05 Mar 2009 09:21
There are weeks that nothing exciting (or fatal) happens. But there are days that a lot happens that make you think if this is really a coincidence. Yesterday was one of such days, and it was not even Friday 13th. So here is what happened:
- I stayed at home, Lukasz was at the office. All of sudden network went down. Later we learned that half of our city (that get internet from TP S.A.) had problems.
- Later Piotr called that our office server is down and cannot boot up. It was one of the disks in RAID 10 array that failed and for some reason GRUB could not boot. It booted later after Piotr did some magic, now we just need to replace one drive asap.

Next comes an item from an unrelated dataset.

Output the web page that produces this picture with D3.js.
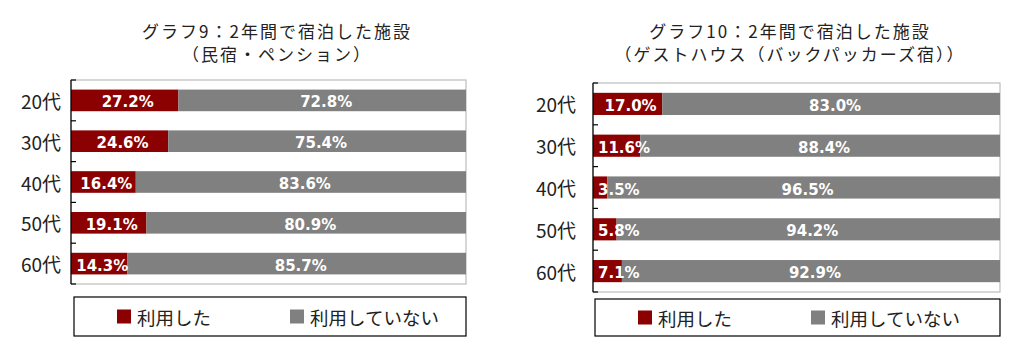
<!DOCTYPE html>
<html>
<head>
<meta charset="utf-8">
<script src="https://cdn.jsdelivr.net/npm/d3@7"></script>
<style>
  html, body { margin: 0; padding: 0; background: #fff; }
  svg { display: block; }
</style>
</head>
<body>
<svg id="chart" width="1024" height="361"></svg>
<script>
// ---- data ----
const categories = ["20代", "30代", "40代", "50代", "60代"];
const seriesNames = ["利用した", "利用していない"];
const title9 = ["グラフ9：2年間で宿泊した施設", "（民宿・ペンション）"];
const used9 = [27.2, 24.6, 16.4, 19.1, 14.3];
const notUsed9 = [72.8, 75.4, 83.6, 80.9, 85.7];
const title10 = ["グラフ10：2年間で宿泊した施設", "（ゲストハウス（バックパッカーズ宿））"];
const used10 = [17.0, 11.6, 3.5, 5.8, 7.1];
const notUsed10 = [83.0, 88.4, 96.5, 94.2, 92.9];

const colors = ["#8b0000", "#808080"];
const jpFont = "'Noto Sans CJK JP', 'Noto Sans', sans-serif";
const numFont = "'DejaVu Sans', sans-serif";

const svg = d3.select("#chart");

function drawChart(opt) {
  const { titleLines, used, notUsed, plot, titleX, legendBox, catRight } = opt;
  const g = svg.append("g");

  // title
  g.selectAll("text.title").data(titleLines).join("text")
    .attr("class", "title")
    .attr("x", titleX)
    .attr("y", (d, i) => 38 + i * 23)
    .attr("text-anchor", "middle")
    .attr("font-family", jpFont)
    .attr("font-size", 17)
    .attr("letter-spacing", "2px")
    .attr("fill", "#222")
    .text(d => d);

  const x = d3.scaleLinear().domain([0, 100]).range([plot.x0, plot.x1]);
  const y = d3.scaleBand().domain(categories).range([plot.y0, plot.y1]).paddingInner(0.47).paddingOuter(0.235);

  // plot border
  g.append("rect")
    .attr("x", plot.x0).attr("y", plot.y0)
    .attr("width", plot.x1 - plot.x0).attr("height", plot.y1 - plot.y0)
    .attr("fill", "none").attr("stroke", "#bdbdbd").attr("stroke-width", 1.2);

  const rows = categories.map((c, i) => ({ cat: c, vals: [used[i], notUsed[i]] }));
  const stacked = [];
  rows.forEach(r => {
    let acc = 0;
    r.vals.forEach((v, k) => {
      stacked.push({ cat: r.cat, k, v, start: acc, end: acc + v });
      acc += v;
    });
  });

  g.selectAll("rect.bar").data(stacked).join("rect")
    .attr("class", "bar")
    .attr("x", d => x(d.start))
    .attr("y", d => y(d.cat))
    .attr("width", d => x(d.end) - x(d.start))
    .attr("height", y.bandwidth())
    .attr("fill", d => colors[d.k]);

  // labels
  const fs = 15;
  const labels = g.selectAll("text.lbl").data(stacked).join("text")
    .attr("class", "lbl")
    .attr("font-family", numFont)
    .attr("font-weight", "bold")
    .attr("font-size", fs)
    .attr("fill", "#fff")
    .attr("text-anchor", "middle")
    .attr("dominant-baseline", "central")
    .attr("y", d => y(d.cat) + y.bandwidth() / 2 + 2)
    .text(d => d.v.toFixed(1) + "%");
  labels.attr("x", function (d) {
    const w = this.getComputedTextLength();
    const c = (x(d.start) + x(d.end)) / 2 + (d.k === 0 ? 3 : 4);
    return d.k === 0 ? Math.max(c, plot.x0 + 5 + w / 2) : c;
  });

  // y axis
  const ax = g.append("g").attr("transform", `translate(${plot.x0},0)`);
  ax.append("line").attr("x1", 0).attr("x2", 0).attr("y1", plot.y0).attr("y2", plot.y1)
    .attr("stroke", "#000").attr("stroke-width", 1.2);
  // ticks at band boundaries, pointing inward
  const bounds = d3.range(categories.length + 1).map(i => plot.y0 + i * (plot.y1 - plot.y0) / categories.length);
  ax.selectAll("line.tk").data(bounds).join("line")
    .attr("class", "tk")
    .attr("x1", 0).attr("x2", 5)
    .attr("y1", d => d).attr("y2", d => d)
    .attr("stroke", "#000").attr("stroke-width", 1.2);

  g.selectAll("text.cat").data(categories).join("text")
    .attr("class", "cat")
    .attr("x", catRight)
    .attr("y", d => y(d) + y.bandwidth() / 2)
    .attr("text-anchor", "end")
    .attr("dominant-baseline", "central")
    .attr("font-family", jpFont)
    .attr("font-size", 19)
    .attr("fill", "#222")
    .text(d => d);

  // legend
  const lg = g.append("g");
  lg.append("rect")
    .attr("x", legendBox.x).attr("y", legendBox.y)
    .attr("width", legendBox.w).attr("height", legendBox.h)
    .attr("fill", "#fff").attr("stroke", "#000").attr("stroke-width", 1.2);
  const offs = [43, 216];
  seriesNames.forEach((name, k) => {
    const lx = legendBox.x + offs[k];
    const cy = legendBox.y + legendBox.h / 2;
    lg.append("rect").attr("x", lx).attr("y", cy - 7).attr("width", 14).attr("height", 14).attr("fill", colors[k]);
    lg.append("text").attr("x", lx + 20).attr("y", cy)
      .attr("dominant-baseline", "central")
      .attr("font-family", jpFont).attr("font-size", 18.5).attr("fill", "#222")
      .text(name);
  });
}

drawChart({
  titleLines: title9, used: used9, notUsed: notUsed9,
  plot: { x0: 71, x1: 466, y0: 80, y1: 284 },
  titleX: 277, catRight: 61,
  legendBox: { x: 74, y: 297, w: 392, h: 39 }
});
drawChart({
  titleLines: title10, used: used10, notUsed: notUsed10,
  plot: { x0: 593, x1: 1000, y0: 83, y1: 292 },
  titleX: 790, catRight: 576,
  legendBox: { x: 595, y: 299, w: 405, h: 37 }
});
</script>
</body>
</html>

- At 15.30 local time I got an alert email that Wikidot.com is down. Immediately i tried to log-in to the server - nothing. Ping - yes. Alive. But all services went down.
- After a few minutes we knew we must act. Piotr started re-assigning IP addresses of the web server to a backup server. Failed. Looks like the router could not handle this in real-time this time.
- Main server restart - nothing helps. We had a similar issue some time ago, we started the rescue mode (server boots from a rescue linux image, this is greatly automated by SoftLayer). Server is up. A year ago what prevented the system from booting was a forced fsck on one of the drives and this required a key pressed or so (as told by the SoftLayer support team). So we started disk checks. And this took almost an hour! S#*t!
- Meanwhile my friend called me as his car broke just 20 meters from our parking lot and he could not move it, so I went to help him.
- Server got up, everything was back to normal. Situation under control.
I am not afraid of fatal Fridays any more. I fear of Wednesdays.
rating: 1, tags: